+++ Provided material

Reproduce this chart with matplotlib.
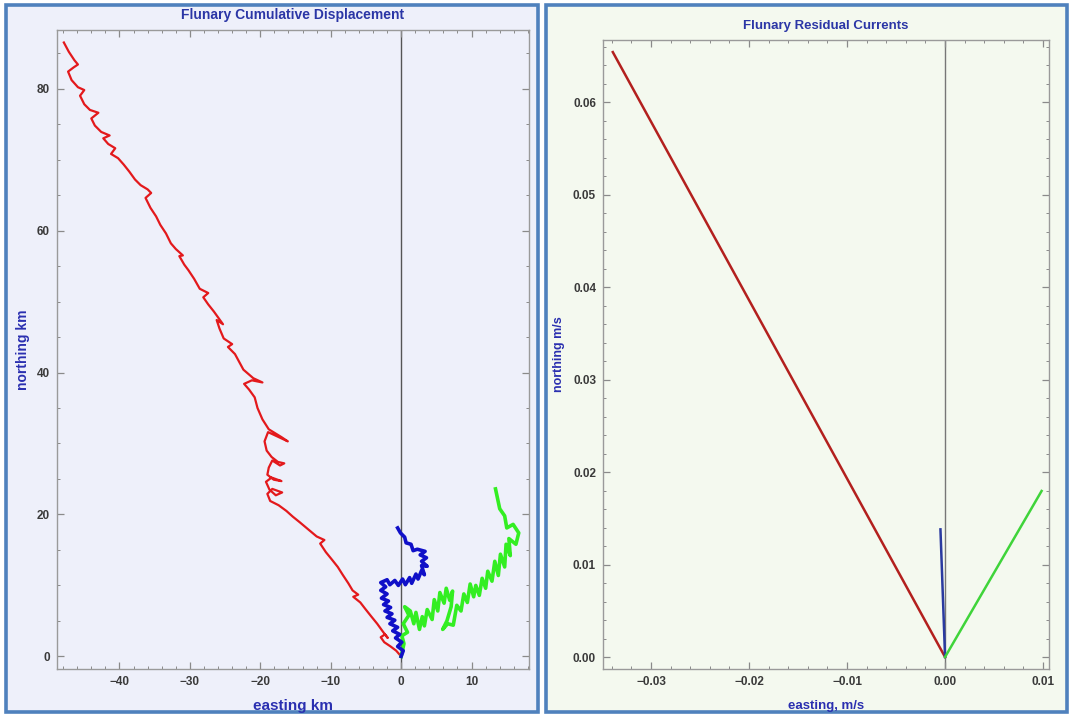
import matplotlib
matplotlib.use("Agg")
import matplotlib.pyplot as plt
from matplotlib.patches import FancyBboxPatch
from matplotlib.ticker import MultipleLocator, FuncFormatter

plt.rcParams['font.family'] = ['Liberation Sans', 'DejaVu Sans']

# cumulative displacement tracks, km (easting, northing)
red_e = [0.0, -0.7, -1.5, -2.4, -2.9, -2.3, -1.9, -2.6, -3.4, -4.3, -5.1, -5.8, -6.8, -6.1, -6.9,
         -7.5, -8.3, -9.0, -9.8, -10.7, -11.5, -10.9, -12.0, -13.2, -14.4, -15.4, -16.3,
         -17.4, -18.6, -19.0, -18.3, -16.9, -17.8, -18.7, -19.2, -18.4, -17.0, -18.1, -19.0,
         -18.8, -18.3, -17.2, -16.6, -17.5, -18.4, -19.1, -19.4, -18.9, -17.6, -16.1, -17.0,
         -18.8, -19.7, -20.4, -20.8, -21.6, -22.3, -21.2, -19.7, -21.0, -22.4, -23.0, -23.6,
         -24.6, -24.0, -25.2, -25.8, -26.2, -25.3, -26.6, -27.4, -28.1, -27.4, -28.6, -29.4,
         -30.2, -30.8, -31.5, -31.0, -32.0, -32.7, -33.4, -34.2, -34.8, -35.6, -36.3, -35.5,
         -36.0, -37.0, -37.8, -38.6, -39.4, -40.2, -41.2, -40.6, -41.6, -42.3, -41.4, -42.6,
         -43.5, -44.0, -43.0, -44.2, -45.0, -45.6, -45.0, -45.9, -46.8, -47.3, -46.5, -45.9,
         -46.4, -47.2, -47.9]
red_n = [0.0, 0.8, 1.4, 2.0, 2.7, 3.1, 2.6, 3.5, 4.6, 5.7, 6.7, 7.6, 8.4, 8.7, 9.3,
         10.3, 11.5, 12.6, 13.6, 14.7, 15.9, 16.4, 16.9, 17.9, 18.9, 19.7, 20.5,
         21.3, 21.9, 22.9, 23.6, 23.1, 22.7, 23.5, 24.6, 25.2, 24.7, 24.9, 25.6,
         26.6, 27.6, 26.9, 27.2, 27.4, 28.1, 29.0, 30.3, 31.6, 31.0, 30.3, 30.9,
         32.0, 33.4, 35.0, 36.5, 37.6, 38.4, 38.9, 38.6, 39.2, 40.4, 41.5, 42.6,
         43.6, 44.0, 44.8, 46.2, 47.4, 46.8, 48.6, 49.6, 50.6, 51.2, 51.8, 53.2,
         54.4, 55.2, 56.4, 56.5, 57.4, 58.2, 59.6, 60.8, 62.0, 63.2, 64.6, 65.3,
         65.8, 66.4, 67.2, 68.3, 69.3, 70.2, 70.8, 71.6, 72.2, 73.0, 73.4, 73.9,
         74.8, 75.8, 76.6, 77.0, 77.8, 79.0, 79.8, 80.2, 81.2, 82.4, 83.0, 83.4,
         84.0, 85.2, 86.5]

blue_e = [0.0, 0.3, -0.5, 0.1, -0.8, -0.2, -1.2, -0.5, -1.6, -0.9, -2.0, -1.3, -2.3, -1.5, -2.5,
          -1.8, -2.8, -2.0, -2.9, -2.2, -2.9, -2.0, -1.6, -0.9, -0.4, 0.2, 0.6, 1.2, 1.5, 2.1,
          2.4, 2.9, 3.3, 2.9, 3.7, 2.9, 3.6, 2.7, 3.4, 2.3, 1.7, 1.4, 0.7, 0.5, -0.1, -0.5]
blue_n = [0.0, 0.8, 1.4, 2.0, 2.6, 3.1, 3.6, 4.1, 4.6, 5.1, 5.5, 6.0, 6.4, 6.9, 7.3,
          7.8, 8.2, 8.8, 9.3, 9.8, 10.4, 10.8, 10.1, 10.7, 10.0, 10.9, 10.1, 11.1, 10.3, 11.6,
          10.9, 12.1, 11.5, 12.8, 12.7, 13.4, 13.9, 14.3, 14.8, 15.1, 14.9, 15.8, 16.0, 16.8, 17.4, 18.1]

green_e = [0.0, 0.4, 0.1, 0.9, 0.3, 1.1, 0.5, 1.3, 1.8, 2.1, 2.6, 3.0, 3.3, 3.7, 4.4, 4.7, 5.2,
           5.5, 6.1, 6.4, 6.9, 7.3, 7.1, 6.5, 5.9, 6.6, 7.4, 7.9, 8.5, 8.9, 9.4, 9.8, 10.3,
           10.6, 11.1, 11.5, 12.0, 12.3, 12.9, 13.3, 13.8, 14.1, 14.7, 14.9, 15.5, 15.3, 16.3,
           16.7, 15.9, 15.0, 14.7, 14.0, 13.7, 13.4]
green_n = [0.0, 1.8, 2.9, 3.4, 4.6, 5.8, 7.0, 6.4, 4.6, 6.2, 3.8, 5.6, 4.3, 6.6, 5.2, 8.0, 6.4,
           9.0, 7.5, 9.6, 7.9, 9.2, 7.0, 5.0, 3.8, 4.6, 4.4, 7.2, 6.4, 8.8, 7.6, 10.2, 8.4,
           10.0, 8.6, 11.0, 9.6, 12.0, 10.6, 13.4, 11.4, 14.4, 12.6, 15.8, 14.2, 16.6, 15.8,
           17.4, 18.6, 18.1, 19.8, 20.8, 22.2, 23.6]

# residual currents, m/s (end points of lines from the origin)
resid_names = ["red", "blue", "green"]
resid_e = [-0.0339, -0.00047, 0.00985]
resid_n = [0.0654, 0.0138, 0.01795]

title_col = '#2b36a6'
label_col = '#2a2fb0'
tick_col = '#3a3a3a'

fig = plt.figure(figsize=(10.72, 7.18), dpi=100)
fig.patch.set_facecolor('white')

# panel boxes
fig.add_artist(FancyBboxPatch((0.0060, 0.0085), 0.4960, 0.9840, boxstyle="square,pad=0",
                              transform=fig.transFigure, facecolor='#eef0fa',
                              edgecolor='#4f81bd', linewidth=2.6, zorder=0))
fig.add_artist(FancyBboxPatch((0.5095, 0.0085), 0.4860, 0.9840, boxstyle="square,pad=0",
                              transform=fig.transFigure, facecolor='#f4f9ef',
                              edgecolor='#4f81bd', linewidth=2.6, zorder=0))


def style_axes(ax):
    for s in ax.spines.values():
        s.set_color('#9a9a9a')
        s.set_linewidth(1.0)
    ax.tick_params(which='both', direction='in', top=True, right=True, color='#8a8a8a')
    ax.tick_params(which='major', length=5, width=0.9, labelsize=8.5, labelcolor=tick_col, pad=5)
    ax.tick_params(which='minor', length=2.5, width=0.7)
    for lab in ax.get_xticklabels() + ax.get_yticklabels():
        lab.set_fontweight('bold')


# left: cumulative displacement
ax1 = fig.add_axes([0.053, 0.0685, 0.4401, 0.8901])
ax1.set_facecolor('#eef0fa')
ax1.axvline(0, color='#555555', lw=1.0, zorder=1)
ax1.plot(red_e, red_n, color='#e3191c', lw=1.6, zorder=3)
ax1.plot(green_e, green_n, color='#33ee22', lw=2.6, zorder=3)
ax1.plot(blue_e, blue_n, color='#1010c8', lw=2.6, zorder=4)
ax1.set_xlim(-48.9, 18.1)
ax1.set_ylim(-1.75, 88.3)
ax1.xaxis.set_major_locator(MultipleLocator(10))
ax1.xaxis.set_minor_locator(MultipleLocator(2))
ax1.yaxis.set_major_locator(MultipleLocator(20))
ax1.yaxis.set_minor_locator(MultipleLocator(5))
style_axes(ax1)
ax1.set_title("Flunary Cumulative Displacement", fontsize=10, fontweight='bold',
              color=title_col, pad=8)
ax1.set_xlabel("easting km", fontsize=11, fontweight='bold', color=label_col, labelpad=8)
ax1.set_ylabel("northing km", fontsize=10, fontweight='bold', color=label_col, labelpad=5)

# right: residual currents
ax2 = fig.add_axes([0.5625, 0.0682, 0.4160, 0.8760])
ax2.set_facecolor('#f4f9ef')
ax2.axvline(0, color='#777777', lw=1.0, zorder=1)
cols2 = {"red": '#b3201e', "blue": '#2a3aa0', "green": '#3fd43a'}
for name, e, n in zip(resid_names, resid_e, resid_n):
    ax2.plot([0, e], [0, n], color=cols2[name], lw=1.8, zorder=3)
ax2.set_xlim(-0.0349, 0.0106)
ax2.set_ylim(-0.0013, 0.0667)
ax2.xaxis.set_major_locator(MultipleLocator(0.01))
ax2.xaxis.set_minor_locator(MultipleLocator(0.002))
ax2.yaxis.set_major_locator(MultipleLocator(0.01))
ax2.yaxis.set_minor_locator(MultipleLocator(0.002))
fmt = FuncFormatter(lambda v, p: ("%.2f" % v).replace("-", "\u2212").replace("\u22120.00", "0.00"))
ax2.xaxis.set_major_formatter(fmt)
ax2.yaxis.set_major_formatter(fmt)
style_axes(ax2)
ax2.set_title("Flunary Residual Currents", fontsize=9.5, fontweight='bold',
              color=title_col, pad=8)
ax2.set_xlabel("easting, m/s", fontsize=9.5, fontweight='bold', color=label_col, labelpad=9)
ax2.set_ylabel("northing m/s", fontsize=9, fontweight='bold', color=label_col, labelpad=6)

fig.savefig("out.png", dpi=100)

++++++

Set task: Go through the listing above and pull out each line containing the word "matplotlib".

Problem solution:
Reproduce this chart with matplotlib.
import matplotlib
matplotlib.use("Agg")
import matplotlib.pyplot as plt
from matplotlib.patches import FancyBboxPatch
from matplotlib.ticker import MultipleLocator, FuncFormatter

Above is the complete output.